» What to work on
Restate the data word for word and leave the images out.

» Source data
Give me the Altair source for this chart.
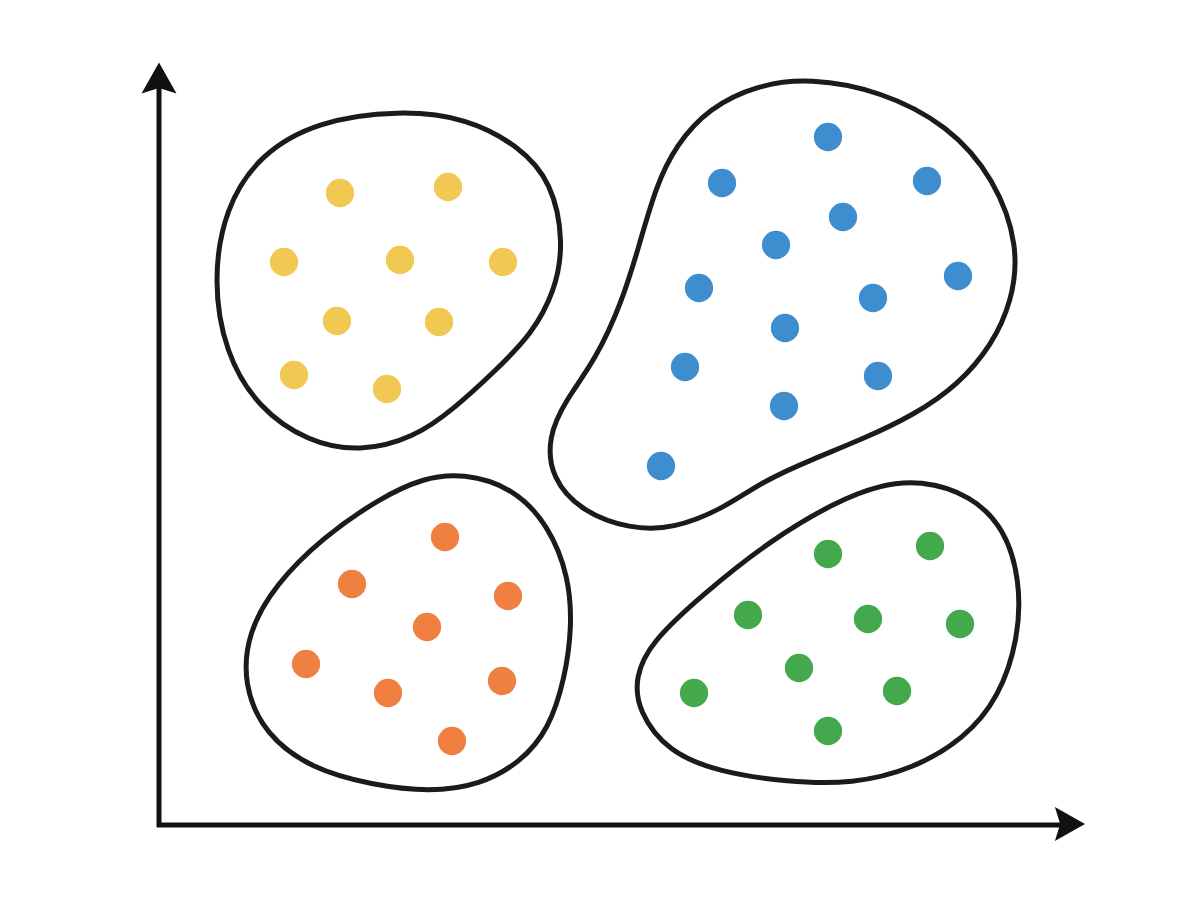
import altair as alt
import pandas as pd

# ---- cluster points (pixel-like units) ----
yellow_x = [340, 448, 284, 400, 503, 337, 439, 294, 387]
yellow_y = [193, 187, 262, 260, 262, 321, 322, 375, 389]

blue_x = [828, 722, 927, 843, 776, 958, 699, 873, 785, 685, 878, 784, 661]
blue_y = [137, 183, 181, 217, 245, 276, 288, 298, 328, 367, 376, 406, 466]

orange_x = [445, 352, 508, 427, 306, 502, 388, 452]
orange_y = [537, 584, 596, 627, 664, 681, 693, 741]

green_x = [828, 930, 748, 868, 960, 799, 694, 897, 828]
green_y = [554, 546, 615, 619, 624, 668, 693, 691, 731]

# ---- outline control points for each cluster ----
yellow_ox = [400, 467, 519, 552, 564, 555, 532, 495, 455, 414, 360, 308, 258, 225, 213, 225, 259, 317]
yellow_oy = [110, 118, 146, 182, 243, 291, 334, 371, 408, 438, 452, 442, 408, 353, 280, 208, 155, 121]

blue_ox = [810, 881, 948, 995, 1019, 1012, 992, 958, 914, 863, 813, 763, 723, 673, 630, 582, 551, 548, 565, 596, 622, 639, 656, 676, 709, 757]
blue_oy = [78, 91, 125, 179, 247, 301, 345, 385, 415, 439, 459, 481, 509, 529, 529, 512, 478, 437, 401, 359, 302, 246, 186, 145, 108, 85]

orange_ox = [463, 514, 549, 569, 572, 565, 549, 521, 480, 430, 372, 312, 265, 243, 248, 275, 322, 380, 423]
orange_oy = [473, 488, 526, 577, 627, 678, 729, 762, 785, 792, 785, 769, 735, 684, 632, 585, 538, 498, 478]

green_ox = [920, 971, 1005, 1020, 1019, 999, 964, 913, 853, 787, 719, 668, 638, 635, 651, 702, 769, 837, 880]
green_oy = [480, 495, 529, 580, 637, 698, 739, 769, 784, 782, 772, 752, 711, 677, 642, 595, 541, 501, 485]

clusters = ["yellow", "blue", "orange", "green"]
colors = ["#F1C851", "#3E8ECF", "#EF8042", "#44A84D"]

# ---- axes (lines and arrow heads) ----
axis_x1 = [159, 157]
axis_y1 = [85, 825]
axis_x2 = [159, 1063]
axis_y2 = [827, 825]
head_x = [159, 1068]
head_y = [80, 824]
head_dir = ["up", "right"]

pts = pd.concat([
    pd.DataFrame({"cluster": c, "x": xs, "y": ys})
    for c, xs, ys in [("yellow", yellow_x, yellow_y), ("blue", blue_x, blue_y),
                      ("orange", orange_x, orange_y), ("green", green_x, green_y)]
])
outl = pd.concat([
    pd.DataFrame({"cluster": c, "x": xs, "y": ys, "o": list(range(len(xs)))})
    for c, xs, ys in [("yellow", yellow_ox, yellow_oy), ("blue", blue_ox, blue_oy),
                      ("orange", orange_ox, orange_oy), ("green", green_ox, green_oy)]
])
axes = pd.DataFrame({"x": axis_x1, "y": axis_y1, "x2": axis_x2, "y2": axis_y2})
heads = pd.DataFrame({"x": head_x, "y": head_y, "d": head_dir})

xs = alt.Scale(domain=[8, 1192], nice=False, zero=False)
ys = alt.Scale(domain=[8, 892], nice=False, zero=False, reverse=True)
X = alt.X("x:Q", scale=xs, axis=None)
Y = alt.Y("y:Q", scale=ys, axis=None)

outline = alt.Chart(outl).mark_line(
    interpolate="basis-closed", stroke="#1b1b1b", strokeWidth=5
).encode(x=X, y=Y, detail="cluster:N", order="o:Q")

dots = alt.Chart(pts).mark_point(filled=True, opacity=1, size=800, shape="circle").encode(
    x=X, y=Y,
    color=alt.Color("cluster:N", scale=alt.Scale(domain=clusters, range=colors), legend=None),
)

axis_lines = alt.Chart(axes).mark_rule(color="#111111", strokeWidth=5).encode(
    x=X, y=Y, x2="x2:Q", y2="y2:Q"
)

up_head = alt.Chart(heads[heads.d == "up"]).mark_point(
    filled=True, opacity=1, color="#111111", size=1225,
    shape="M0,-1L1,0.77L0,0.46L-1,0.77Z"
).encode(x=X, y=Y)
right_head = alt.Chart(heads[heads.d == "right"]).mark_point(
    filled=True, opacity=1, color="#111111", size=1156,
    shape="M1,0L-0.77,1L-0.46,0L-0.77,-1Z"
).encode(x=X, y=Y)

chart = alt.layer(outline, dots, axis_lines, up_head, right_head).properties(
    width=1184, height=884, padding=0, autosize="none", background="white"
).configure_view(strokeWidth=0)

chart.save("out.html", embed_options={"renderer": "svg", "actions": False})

» Response to this task
Give me the Altair source for this chart.
import altair as alt
import pandas as pd

# ---- cluster points (pixel-like units) ----
yellow_x = [340, 448, 284, 400, 503, 337, 439, 294, 387]
yellow_y = [193, 187, 262, 260, 262, 321, 322, 375, 389]

blue_x = [828, 722, 927, 843, 776, 958, 699, 873, 785, 685, 878, 784, 661]
blue_y = [137, 183, 181, 217, 245, 276, 288, 298, 328, 367, 376, 406, 466]

orange_x = [445, 352, 508, 427, 306, 502, 388, 452]
orange_y = [537, 584, 596, 627, 664, 681, 693, 741]

green_x = [828, 930, 748, 868, 960, 799, 694, 897, 828]
green_y = [554, 546, 615, 619, 624, 668, 693, 691, 731]

# ---- outline control points for each cluster ----
yellow_ox = [400, 467, 519, 552, 564, 555, 532, 495, 455, 414, 360, 308, 258, 225, 213, 225, 259, 317]
yellow_oy = [110, 118, 146, 182, 243, 291, 334, 371, 408, 438, 452, 442, 408, 353, 280, 208, 155, 121]

blue_ox = [810, 881, 948, 995, 1019, 1012, 992, 958, 914, 863, 813, 763, 723, 673, 630, 582, 551, 548, 565, 596, 622, 639, 656, 676, 709, 757]
blue_oy = [78, 91, 125, 179, 247, 301, 345, 385, 415, 439, 459, 481, 509, 529, 529, 512, 478, 437, 401, 359, 302, 246, 186, 145, 108, 85]

orange_ox = [463, 514, 549, 569, 572, 565, 549, 521, 480, 430, 372, 312, 265, 243, 248, 275, 322, 380, 423]
orange_oy = [473, 488, 526, 577, 627, 678, 729, 762, 785, 792, 785, 769, 735, 684, 632, 585, 538, 498, 478]

green_ox = [920, 971, 1005, 1020, 1019, 999, 964, 913, 853, 787, 719, 668, 638, 635, 651, 702, 769, 837, 880]
green_oy = [480, 495, 529, 580, 637, 698, 739, 769, 784, 782, 772, 752, 711, 677, 642, 595, 541, 501, 485]

clusters = ["yellow", "blue", "orange", "green"]
colors = ["#F1C851", "#3E8ECF", "#EF8042", "#44A84D"]

# ---- axes (lines and arrow heads) ----
axis_x1 = [159, 157]
axis_y1 = [85, 825]
axis_x2 = [159, 1063]
axis_y2 = [827, 825]
head_x = [159, 1068]
head_y = [80, 824]
head_dir = ["up", "right"]

pts = pd.concat([
    pd.DataFrame({"cluster": c, "x": xs, "y": ys})
    for c, xs, ys in [("yellow", yellow_x, yellow_y), ("blue", blue_x, blue_y),
                      ("orange", orange_x, orange_y), ("green", green_x, green_y)]
])
outl = pd.concat([
    pd.DataFrame({"cluster": c, "x": xs, "y": ys, "o": list(range(len(xs)))})
    for c, xs, ys in [("yellow", yellow_ox, yellow_oy), ("blue", blue_ox, blue_oy),
                      ("orange", orange_ox, orange_oy), ("green", green_ox, green_oy)]
])
axes = pd.DataFrame({"x": axis_x1, "y": axis_y1, "x2": axis_x2, "y2": axis_y2})
heads = pd.DataFrame({"x": head_x, "y": head_y, "d": head_dir})

xs = alt.Scale(domain=[8, 1192], nice=False, zero=False)
ys = alt.Scale(domain=[8, 892], nice=False, zero=False, reverse=True)
X = alt.X("x:Q", scale=xs, axis=None)
Y = alt.Y("y:Q", scale=ys, axis=None)

outline = alt.Chart(outl).mark_line(
    interpolate="basis-closed", stroke="#1b1b1b", strokeWidth=5
).encode(x=X, y=Y, detail="cluster:N", order="o:Q")

dots = alt.Chart(pts).mark_point(filled=True, opacity=1, size=800, shape="circle").encode(
    x=X, y=Y,
    color=alt.Color("cluster:N", scale=alt.Scale(domain=clusters, range=colors), legend=None),
)

axis_lines = alt.Chart(axes).mark_rule(color="#111111", strokeWidth=5).encode(
    x=X, y=Y, x2="x2:Q", y2="y2:Q"
)

up_head = alt.Chart(heads[heads.d == "up"]).mark_point(
    filled=True, opacity=1, color="#111111", size=1225,
    shape="M0,-1L1,0.77L0,0.46L-1,0.77Z"
).encode(x=X, y=Y)
right_head = alt.Chart(heads[heads.d == "right"]).mark_point(
    filled=True, opacity=1, color="#111111", size=1156,
    shape="M1,0L-0.77,1L-0.46,0L-0.77,-1Z"
).encode(x=X, y=Y)

chart = alt.layer(outline, dots, axis_lines, up_head, right_head).properties(
    width=1184, height=884, padding=0, autosize="none", background="white"
).configure_view(strokeWidth=0)

chart.save("out.html", embed_options={"renderer": "svg", "actions": False})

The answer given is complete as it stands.